Included in the release is a December 20 letter from the White House responding to an inquiry from the Government Accountability Office by citing a previous legal memo from the Office of Management and Budget defending the military aid freeze.
In the letter, Brian Miller, a senior associate counsel to the President, was responding to a request from the GAO seeking "factual information and legal views" about why the Ukraine aid had been held from acting White House chief of staff Mick Mulvaney and White House counsel Pat Cipollone. Miller informed the GAO that Mulvaney and Cipollone would not be participating in the probe.
"The White House does not plan to respond separately to your letters," he wrote.
News of the White House's refusal to participate in the GAO's investigation comes after the watchdog agency issued its decision earlier this month that the Trump administration had broken the law when it withheld the security aid to Ukraine last year, which had been appropriated by Congress.
The GAO concluded that the White House budget office had violated the Impoundment Control Act, a 1974 law that limits the White House from withholding funds that Congress has appropriated.

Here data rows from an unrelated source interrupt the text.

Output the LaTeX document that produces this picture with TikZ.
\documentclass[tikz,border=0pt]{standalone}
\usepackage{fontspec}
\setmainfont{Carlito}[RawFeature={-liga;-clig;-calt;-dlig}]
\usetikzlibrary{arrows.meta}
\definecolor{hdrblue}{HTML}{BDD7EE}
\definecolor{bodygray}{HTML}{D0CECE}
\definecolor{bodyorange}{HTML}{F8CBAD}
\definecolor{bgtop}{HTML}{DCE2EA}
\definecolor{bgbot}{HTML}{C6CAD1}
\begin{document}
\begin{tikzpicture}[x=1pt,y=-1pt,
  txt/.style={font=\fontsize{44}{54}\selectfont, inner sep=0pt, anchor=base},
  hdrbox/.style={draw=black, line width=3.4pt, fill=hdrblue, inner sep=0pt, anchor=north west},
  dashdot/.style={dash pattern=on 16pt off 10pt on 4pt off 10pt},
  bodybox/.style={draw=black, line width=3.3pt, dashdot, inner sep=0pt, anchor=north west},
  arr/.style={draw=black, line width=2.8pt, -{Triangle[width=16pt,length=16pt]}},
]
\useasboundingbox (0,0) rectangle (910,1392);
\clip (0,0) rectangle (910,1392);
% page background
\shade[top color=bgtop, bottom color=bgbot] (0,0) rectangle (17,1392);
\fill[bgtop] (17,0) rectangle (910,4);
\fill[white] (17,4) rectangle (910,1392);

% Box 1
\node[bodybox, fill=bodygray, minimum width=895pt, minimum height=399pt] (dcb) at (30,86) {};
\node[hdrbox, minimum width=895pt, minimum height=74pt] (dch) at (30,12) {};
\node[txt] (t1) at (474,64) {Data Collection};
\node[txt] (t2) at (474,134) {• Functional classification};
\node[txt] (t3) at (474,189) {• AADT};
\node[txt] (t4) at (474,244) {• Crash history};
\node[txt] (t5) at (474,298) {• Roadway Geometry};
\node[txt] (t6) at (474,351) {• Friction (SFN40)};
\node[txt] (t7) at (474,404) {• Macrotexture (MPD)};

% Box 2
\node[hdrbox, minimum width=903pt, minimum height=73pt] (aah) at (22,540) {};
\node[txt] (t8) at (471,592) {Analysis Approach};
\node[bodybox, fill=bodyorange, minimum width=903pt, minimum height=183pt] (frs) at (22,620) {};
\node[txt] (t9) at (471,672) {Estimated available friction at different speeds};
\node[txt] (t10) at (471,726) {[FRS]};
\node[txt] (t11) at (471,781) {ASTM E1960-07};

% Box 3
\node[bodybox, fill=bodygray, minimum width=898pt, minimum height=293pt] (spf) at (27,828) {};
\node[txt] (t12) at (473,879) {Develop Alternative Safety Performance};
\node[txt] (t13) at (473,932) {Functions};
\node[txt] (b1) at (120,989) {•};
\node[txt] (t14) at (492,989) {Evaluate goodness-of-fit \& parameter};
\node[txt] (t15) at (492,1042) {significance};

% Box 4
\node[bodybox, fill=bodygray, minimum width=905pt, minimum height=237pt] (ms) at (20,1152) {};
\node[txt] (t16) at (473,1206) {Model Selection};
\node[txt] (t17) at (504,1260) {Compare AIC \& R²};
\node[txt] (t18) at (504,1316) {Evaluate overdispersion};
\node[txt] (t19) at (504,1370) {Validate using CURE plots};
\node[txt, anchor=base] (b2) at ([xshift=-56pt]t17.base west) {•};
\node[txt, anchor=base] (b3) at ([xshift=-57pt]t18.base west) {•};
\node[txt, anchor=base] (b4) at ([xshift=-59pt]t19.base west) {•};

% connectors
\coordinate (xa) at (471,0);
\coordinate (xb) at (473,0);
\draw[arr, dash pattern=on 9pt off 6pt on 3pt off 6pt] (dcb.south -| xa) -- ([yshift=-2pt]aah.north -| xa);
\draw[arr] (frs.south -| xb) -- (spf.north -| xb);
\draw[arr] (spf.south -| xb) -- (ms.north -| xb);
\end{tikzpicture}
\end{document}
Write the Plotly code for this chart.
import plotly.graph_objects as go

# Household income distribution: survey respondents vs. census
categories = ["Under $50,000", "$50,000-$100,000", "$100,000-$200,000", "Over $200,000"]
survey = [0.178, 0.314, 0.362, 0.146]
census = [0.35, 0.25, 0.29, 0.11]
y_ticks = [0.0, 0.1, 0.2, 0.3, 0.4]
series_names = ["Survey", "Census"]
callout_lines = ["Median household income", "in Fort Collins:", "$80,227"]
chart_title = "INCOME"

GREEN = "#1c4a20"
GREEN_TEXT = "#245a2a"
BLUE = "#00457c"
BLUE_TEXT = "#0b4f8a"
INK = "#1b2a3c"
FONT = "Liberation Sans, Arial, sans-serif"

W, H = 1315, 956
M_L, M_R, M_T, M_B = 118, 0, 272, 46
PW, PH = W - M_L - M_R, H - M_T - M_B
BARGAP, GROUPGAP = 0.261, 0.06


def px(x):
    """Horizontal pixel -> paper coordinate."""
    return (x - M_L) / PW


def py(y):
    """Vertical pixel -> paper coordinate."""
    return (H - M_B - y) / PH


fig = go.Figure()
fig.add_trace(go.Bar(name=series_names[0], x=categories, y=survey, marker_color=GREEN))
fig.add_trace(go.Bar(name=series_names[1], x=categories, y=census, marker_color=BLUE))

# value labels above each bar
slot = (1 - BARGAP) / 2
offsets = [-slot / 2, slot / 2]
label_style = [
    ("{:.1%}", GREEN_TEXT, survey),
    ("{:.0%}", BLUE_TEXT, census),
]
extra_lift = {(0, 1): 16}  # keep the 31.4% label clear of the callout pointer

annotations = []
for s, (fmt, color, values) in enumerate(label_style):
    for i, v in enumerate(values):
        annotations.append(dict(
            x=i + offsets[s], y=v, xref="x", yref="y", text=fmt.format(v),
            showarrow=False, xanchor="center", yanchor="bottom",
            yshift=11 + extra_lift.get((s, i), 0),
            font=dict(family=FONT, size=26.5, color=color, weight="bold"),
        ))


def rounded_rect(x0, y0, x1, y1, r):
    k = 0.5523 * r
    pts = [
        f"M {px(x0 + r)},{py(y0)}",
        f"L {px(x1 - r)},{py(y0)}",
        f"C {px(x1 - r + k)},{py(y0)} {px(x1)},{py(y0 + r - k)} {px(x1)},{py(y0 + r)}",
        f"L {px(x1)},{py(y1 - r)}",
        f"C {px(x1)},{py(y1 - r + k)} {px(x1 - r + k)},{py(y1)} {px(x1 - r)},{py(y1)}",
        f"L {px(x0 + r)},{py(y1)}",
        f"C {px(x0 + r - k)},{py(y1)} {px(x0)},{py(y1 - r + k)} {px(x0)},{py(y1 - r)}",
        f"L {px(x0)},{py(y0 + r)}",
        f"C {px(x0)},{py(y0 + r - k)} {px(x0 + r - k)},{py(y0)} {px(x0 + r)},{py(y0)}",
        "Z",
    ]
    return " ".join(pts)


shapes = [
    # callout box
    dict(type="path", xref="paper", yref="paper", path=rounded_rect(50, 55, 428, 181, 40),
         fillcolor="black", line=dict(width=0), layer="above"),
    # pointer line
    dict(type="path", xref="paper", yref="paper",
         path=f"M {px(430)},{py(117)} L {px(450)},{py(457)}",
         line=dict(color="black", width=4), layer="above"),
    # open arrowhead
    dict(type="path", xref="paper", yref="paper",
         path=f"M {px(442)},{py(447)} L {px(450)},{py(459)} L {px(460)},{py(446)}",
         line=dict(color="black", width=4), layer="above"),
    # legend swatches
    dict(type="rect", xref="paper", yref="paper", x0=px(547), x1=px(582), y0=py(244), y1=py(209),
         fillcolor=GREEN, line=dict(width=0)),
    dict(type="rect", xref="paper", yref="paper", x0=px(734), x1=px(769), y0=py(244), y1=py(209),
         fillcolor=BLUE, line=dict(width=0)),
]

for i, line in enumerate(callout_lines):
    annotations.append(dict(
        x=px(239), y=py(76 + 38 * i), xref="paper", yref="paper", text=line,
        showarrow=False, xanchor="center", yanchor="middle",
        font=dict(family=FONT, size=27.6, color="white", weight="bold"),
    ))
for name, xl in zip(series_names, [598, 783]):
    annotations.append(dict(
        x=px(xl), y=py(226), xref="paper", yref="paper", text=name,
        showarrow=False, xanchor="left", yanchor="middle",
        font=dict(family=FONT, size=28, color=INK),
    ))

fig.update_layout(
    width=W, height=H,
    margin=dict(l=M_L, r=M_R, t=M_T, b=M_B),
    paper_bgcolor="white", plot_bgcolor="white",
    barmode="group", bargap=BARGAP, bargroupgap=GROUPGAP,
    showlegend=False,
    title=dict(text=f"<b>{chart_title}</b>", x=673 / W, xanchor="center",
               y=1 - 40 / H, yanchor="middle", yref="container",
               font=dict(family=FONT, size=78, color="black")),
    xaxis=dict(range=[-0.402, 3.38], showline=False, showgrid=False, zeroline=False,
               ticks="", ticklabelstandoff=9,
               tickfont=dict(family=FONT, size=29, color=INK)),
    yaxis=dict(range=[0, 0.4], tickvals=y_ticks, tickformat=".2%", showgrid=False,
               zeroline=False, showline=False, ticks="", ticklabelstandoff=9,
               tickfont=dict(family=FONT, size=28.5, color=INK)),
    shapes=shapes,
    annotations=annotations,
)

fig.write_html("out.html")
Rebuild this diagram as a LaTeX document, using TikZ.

The Office of Management and Budget, which did provide a substantial response to the inquiry, had told the GAO it "withheld the funds to ensure that they were not spent 'in a manner that could conflict with the President's foreign policy,' " said Thomas Armstrong, the GAO's general counsel.
The GAO rejected that argument.
"Faithful execution of the law does not permit the President to substitute his own policy priorities for those that Congress has enacted into law," the GAO wrote. "OMB withheld funds for a policy reason, which is not permitted under the Impoundment Control Act. The withholding was not a programmatic delay. Therefore, we conclude that OMB violated the ICA."
After the report was released, OMB spokeswoman Rachel Semmel said the budget office disagrees with the GAO's decision.
"OMB uses its apportionment authority to ensure taxpayer dollars are properly spent consistent with the President's priorities and with the law," Semmel said.
This is a breaking story and will be updated.